Rwandan opposition leader Victoire Ingabire was jailed for eight years on Tuesday after a court found her guilty of terror charges and denying the country’s genocide, but her lawyer immediately said she would appeal.
“She has been sentenced to eight years for all the crimes that she was found guilty of,” Judge Alice Rulisa told the court, adding however that she was innocent of another charge of “calling for another genocide.”
Rulisa said the leader was found guilty of the “crime of conspiracy in harming authorities through terrorism and war,” as well as denial of Rwanda’s 1994 genocide.
Photo: AFP
The genocide denial charges against Ingabire were triggered by remarks she made in January 2010 at the memorial to the estimated 800,000 people, the majority of them Tutsis, who were killed in the slaughter.
Ingabire, herself a Hutu and the leader of the Unified Democratic Forces (FDU), a political grouping that has not been allowed to register as a party, said it was time Hutu war victims were also commemorated.
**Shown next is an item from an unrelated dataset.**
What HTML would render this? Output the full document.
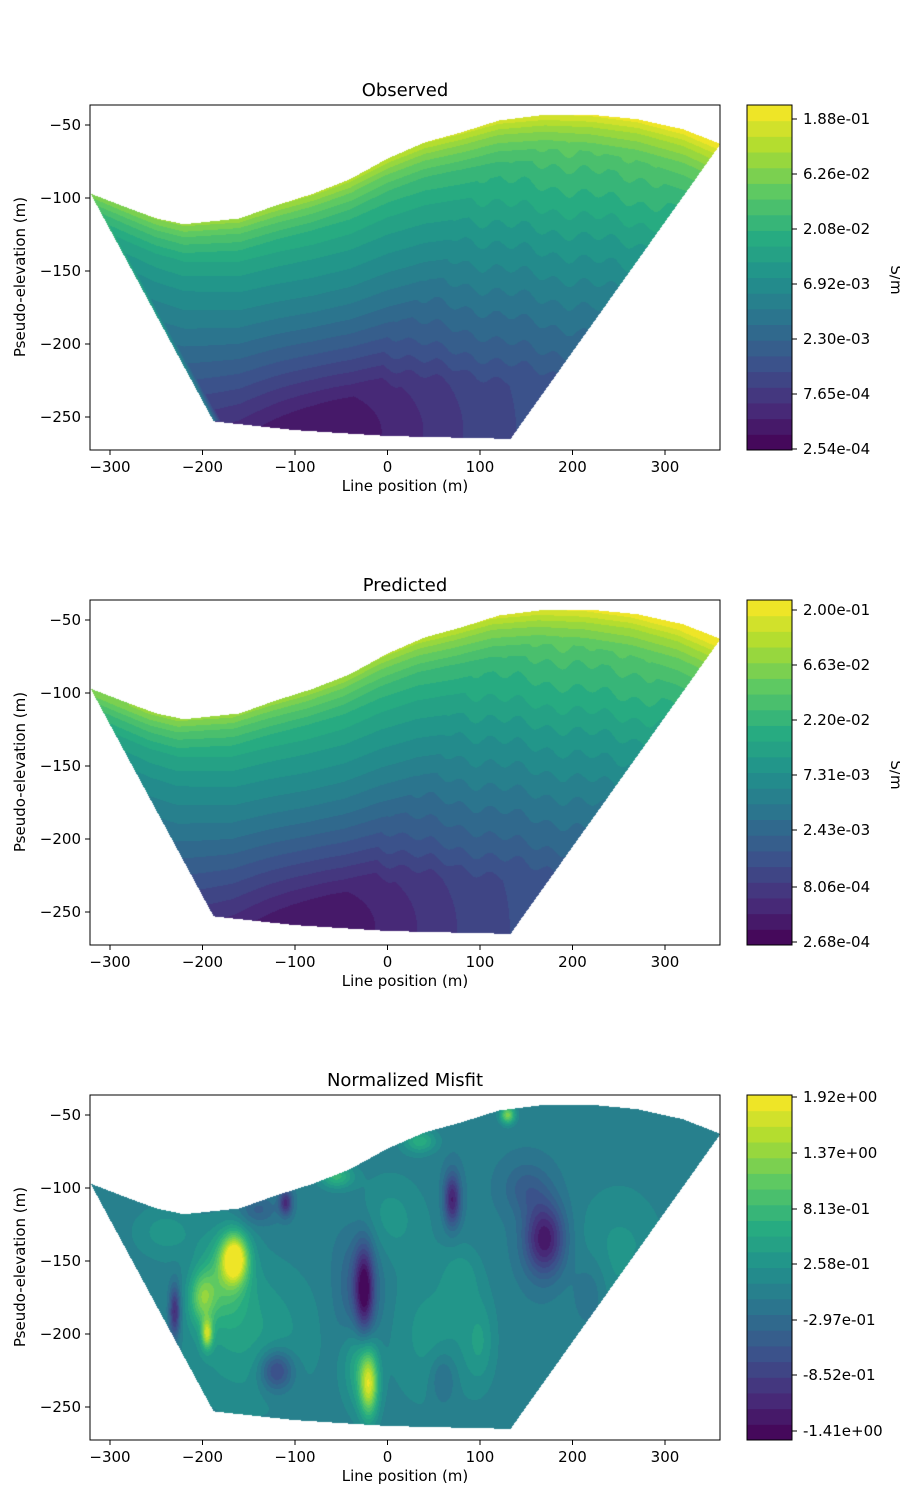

She refused to attend the hearing on Tuesday and chose to remain in jail where she has been held since October 2010.
Her British lawyer Iain Edwards said they would appeal the conviction, which he called a “disappointment.”
“We thought she would be acquitted of all charges, but we will appeal, first to the Supreme Court and then, if that fails, we will go to the African Court on Human and People’s Rights,” he said, referring to a court based in the Tanzanian city of Arusha.
The FDU condemned the conviction, saying the court “process was marred by intimidation, interferences and unfairness.”
Rights group Human Rights Watch said in a statement on Tuesday that the ruling is “the culmination of a flawed trial that included politically motivated charges,” adding that it was concerned Ingabire did not receive a fair trial.
“Several factors lead us to conclude that Ingabire did not receive a fair trial,” the group said.
“These include the politically motivated charges, doubts about the reliability of some of the evidence, senior government officials’ public statements before the trial about Ingabire’s guilt, and broader concerns about the lack of independence of the Rwandan judiciary in politicized cases,” said Daniel Bekele, Africa director at Human Rights Watch.
Ingabire returned to the country from exile in the Netherlands in January 2010, and shortly after called for the trial of those responsible for the deaths of Hutus in the genocide.
During the trial, prosecutors showed what they said was evidence of Ingabire’s “terrorist” activities, including proof of financial transfers to the FDLR, a Hutu rebel movement based in neighboring Democratic Republic of the Congo.
Ingabire, who denied all the charges, was accused of “giving financial support to a terrorist group, planning to cause state insecurity and divisionism.”
Four other co-accused, who admitted to being FDLR members and said they received money from Ingabire to set up an army to attack Rwanda, were also convicted, receiving sentences of between two and four years.
Ingabire’s FDU have accused Kigali of fabricating evidence against its leader to prevent her from participating in the political life of the small central African country.
She boycotted her trial midway through proceedings after the court cut short a witness who accused the Rwandan authorities of rigging evidence against her.
The witness, a former FDLR spokesman, said that Rwandan intelligence services had offered money to rebels to make false claims over Ingabire’s ties with the group.